Of all the films we've screened so far, this one bears the heaviest mark of the cinephilic tendencies of the French new wave directors. Before the film even starts, Godard tells us that it is dedicated to the Monogram picture company, an American production studio famous for gangster B-movies. Breathless also looks a bit different than the other films we've seen so far. Even though it was shot on a very light sensitive film stock, it was pushed almost to the limit in processing to give it a grainy look, perhaps again to emulate the B-movie pictures of the Monogram studio on a stylisitic level. The alias Poiccard chooses for himself, Laszlo Kovacs, is the name of a Hungarian cinematographer. Poiccard is also enamored of Humphrey Bogart. Like Bogey in one of his most celebrated roles (Rick in Casablanca), Michel plays the tough guy role but has a soft spot for a woman, which in the end will be his undoing. Perhaps in a nod to the escapist tendencies of the cinephile, Michel and Patricia duck into a theater to hide from the police. Godard also uses the films at these theaters like songs in a soundtrack to comment on the characters. The film being shown in the first theater that Patricia goes into on her own is Otto Preminger's Whirlpool, and the dialogue we hear a woman being asked "Does this cheap parasite mean so much to you that you're willing to cover for him?", clearly an allusion to Patricia and her situation with Michel. The use of a Preminger film has another layer of meaning as well, since Jean Seberg had starred in a Preminger film the previous year.

Michel himself is an intriguing character. Godard again breaks convention by having the leading man be someone who doesn't necessarily deserve our sympathies. With his very first line in the story he tells us, "After all, I'm an asshole." Michel's actions certainly convey this throughout the film as we see him steal money from a lady friend of his and a stranger he karate chops in the bathroom, steals numerous cars, berates a cab driver, and sneaks into Patricia's hotel room. He really doesn't exhibit any redeeming qualities, yet you can't help but want him to escape to Italy.
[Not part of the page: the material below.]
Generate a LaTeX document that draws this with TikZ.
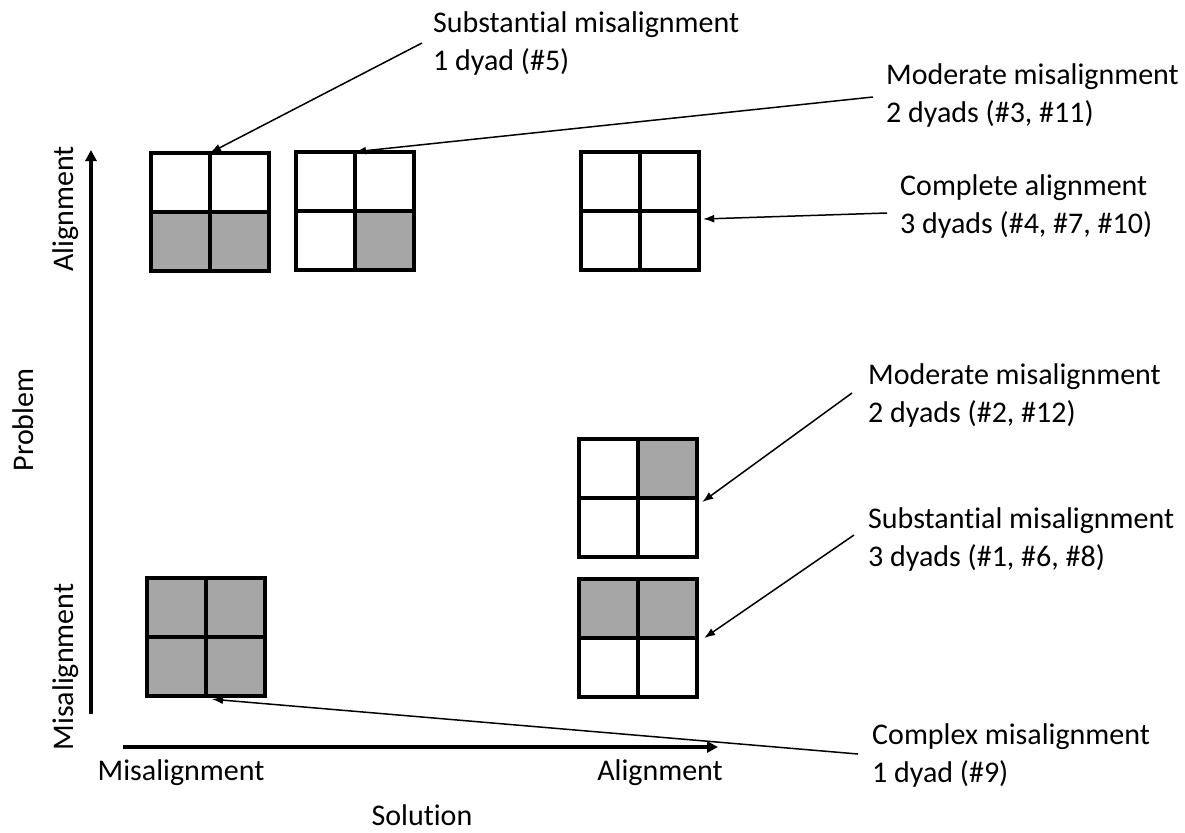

It's interesting to see in Godard's first feature some of the ideas that he used in later films, even though stylistically they would be radically different. Michel plays classical music records much like Jean-Pierre Léaud's character in Masculin Feminin. The long take or Patricia walking in a circle and pontificating out loud seems to be echoed in the later films, like the scene in Le Weekend when three reporters are following a young girl in a field asking her long, drawn out philosophical questions. And of course dipping into the gangster genre again with the heady mix of crime, love, and music that was to come in Band of Outsiders.